» **EXERCISE PROMPT**
Give an exact copy of every line, leaving images out.

──────

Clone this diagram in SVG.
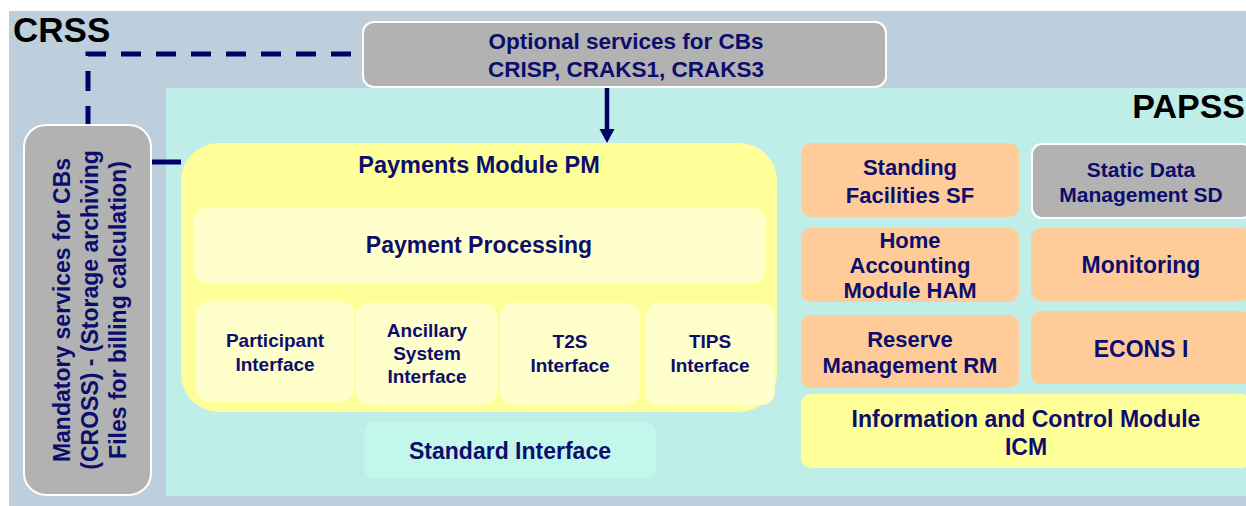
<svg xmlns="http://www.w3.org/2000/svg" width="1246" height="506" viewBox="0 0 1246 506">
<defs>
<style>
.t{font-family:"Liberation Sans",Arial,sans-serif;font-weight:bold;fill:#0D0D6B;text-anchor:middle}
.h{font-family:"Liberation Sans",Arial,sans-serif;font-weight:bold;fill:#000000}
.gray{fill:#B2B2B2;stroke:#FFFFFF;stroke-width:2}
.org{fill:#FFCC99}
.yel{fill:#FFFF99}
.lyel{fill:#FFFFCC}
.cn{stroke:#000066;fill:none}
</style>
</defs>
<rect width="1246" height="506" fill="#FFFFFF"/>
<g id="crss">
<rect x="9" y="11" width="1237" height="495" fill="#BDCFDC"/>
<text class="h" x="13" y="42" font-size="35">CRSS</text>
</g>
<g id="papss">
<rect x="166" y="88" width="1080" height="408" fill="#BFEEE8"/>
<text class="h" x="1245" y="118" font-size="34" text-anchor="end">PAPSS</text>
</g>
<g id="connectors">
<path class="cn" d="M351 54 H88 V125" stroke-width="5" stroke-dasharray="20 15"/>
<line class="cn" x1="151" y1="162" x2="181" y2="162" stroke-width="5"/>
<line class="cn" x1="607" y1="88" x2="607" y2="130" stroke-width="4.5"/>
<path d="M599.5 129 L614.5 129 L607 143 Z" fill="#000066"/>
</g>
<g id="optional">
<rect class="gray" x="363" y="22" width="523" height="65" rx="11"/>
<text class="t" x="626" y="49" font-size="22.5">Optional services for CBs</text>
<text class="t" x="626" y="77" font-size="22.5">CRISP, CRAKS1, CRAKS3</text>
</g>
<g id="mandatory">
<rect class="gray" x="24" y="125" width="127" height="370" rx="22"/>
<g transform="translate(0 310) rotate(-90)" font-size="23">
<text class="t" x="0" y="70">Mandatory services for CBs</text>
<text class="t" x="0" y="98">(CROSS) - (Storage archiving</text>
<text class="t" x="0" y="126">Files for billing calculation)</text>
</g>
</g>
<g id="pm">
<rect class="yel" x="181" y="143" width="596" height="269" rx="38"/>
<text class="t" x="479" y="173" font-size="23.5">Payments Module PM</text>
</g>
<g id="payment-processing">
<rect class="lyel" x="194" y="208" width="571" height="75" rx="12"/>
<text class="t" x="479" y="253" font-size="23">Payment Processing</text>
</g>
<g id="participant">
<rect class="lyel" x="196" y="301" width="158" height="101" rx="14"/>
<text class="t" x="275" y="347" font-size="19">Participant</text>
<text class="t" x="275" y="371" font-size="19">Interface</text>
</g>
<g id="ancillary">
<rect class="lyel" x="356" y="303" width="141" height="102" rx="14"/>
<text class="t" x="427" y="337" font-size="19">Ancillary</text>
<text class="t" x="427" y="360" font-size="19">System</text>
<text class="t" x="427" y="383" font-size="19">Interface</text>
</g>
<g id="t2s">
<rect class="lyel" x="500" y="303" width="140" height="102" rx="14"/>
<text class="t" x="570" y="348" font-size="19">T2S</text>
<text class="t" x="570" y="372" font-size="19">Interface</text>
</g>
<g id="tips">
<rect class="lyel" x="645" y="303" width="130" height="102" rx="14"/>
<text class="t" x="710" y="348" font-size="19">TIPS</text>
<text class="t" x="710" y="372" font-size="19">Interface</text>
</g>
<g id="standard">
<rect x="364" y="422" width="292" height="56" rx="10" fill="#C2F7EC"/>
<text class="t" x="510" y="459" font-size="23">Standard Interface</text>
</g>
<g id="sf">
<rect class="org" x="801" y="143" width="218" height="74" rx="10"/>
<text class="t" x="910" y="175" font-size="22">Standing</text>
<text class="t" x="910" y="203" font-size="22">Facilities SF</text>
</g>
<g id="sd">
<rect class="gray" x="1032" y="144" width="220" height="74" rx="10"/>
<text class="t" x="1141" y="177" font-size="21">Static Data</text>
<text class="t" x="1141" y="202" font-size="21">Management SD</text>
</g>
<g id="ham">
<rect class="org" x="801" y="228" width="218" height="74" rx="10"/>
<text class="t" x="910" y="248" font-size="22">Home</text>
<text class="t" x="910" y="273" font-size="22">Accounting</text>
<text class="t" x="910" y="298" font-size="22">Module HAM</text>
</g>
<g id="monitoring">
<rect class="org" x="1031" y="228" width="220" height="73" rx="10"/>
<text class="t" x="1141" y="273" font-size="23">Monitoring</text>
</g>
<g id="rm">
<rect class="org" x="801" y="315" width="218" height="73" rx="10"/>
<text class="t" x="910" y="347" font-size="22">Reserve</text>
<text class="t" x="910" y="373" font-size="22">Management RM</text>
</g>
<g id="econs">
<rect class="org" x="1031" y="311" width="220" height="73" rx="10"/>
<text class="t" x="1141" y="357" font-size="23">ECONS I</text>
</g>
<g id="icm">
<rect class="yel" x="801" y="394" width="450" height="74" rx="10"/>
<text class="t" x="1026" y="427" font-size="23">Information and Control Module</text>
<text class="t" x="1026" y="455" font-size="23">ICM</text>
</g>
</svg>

──────

» **WRITTEN ANSWER**
Clone this diagram in SVG.
<svg xmlns="http://www.w3.org/2000/svg" width="1246" height="506" viewBox="0 0 1246 506">
<defs>
<style>
.t{font-family:"Liberation Sans",Arial,sans-serif;font-weight:bold;fill:#0D0D6B;text-anchor:middle}
.h{font-family:"Liberation Sans",Arial,sans-serif;font-weight:bold;fill:#000000}
.gray{fill:#B2B2B2;stroke:#FFFFFF;stroke-width:2}
.org{fill:#FFCC99}
.yel{fill:#FFFF99}
.lyel{fill:#FFFFCC}
.cn{stroke:#000066;fill:none}
</style>
</defs>
<rect width="1246" height="506" fill="#FFFFFF"/>
<g id="crss">
<rect x="9" y="11" width="1237" height="495" fill="#BDCFDC"/>
<text class="h" x="13" y="42" font-size="35">CRSS</text>
</g>
<g id="papss">
<rect x="166" y="88" width="1080" height="408" fill="#BFEEE8"/>
<text class="h" x="1245" y="118" font-size="34" text-anchor="end">PAPSS</text>
</g>
<g id="connectors">
<path class="cn" d="M351 54 H88 V125" stroke-width="5" stroke-dasharray="20 15"/>
<line class="cn" x1="151" y1="162" x2="181" y2="162" stroke-width="5"/>
<line class="cn" x1="607" y1="88" x2="607" y2="130" stroke-width="4.5"/>
<path d="M599.5 129 L614.5 129 L607 143 Z" fill="#000066"/>
</g>
<g id="optional">
<rect class="gray" x="363" y="22" width="523" height="65" rx="11"/>
<text class="t" x="626" y="49" font-size="22.5">Optional services for CBs</text>
<text class="t" x="626" y="77" font-size="22.5">CRISP, CRAKS1, CRAKS3</text>
</g>
<g id="mandatory">
<rect class="gray" x="24" y="125" width="127" height="370" rx="22"/>
<g transform="translate(0 310) rotate(-90)" font-size="23">
<text class="t" x="0" y="70">Mandatory services for CBs</text>
<text class="t" x="0" y="98">(CROSS) - (Storage archiving</text>
<text class="t" x="0" y="126">Files for billing calculation)</text>
</g>
</g>
<g id="pm">
<rect class="yel" x="181" y="143" width="596" height="269" rx="38"/>
<text class="t" x="479" y="173" font-size="23.5">Payments Module PM</text>
</g>
<g id="payment-processing">
<rect class="lyel" x="194" y="208" width="571" height="75" rx="12"/>
<text class="t" x="479" y="253" font-size="23">Payment Processing</text>
</g>
<g id="participant">
<rect class="lyel" x="196" y="301" width="158" height="101" rx="14"/>
<text class="t" x="275" y="347" font-size="19">Participant</text>
<text class="t" x="275" y="371" font-size="19">Interface</text>
</g>
<g id="ancillary">
<rect class="lyel" x="356" y="303" width="141" height="102" rx="14"/>
<text class="t" x="427" y="337" font-size="19">Ancillary</text>
<text class="t" x="427" y="360" font-size="19">System</text>
<text class="t" x="427" y="383" font-size="19">Interface</text>
</g>
<g id="t2s">
<rect class="lyel" x="500" y="303" width="140" height="102" rx="14"/>
<text class="t" x="570" y="348" font-size="19">T2S</text>
<text class="t" x="570" y="372" font-size="19">Interface</text>
</g>
<g id="tips">
<rect class="lyel" x="645" y="303" width="130" height="102" rx="14"/>
<text class="t" x="710" y="348" font-size="19">TIPS</text>
<text class="t" x="710" y="372" font-size="19">Interface</text>
</g>
<g id="standard">
<rect x="364" y="422" width="292" height="56" rx="10" fill="#C2F7EC"/>
<text class="t" x="510" y="459" font-size="23">Standard Interface</text>
</g>
<g id="sf">
<rect class="org" x="801" y="143" width="218" height="74" rx="10"/>
<text class="t" x="910" y="175" font-size="22">Standing</text>
<text class="t" x="910" y="203" font-size="22">Facilities SF</text>
</g>
<g id="sd">
<rect class="gray" x="1032" y="144" width="220" height="74" rx="10"/>
<text class="t" x="1141" y="177" font-size="21">Static Data</text>
<text class="t" x="1141" y="202" font-size="21">Management SD</text>
</g>
<g id="ham">
<rect class="org" x="801" y="228" width="218" height="74" rx="10"/>
<text class="t" x="910" y="248" font-size="22">Home</text>
<text class="t" x="910" y="273" font-size="22">Accounting</text>
<text class="t" x="910" y="298" font-size="22">Module HAM</text>
</g>
<g id="monitoring">
<rect class="org" x="1031" y="228" width="220" height="73" rx="10"/>
<text class="t" x="1141" y="273" font-size="23">Monitoring</text>
</g>
<g id="rm">
<rect class="org" x="801" y="315" width="218" height="73" rx="10"/>
<text class="t" x="910" y="347" font-size="22">Reserve</text>
<text class="t" x="910" y="373" font-size="22">Management RM</text>
</g>
<g id="econs">
<rect class="org" x="1031" y="311" width="220" height="73" rx="10"/>
<text class="t" x="1141" y="357" font-size="23">ECONS I</text>
</g>
<g id="icm">
<rect class="yel" x="801" y="394" width="450" height="74" rx="10"/>
<text class="t" x="1026" y="427" font-size="23">Information and Control Module</text>
<text class="t" x="1026" y="455" font-size="23">ICM</text>
</g>
</svg>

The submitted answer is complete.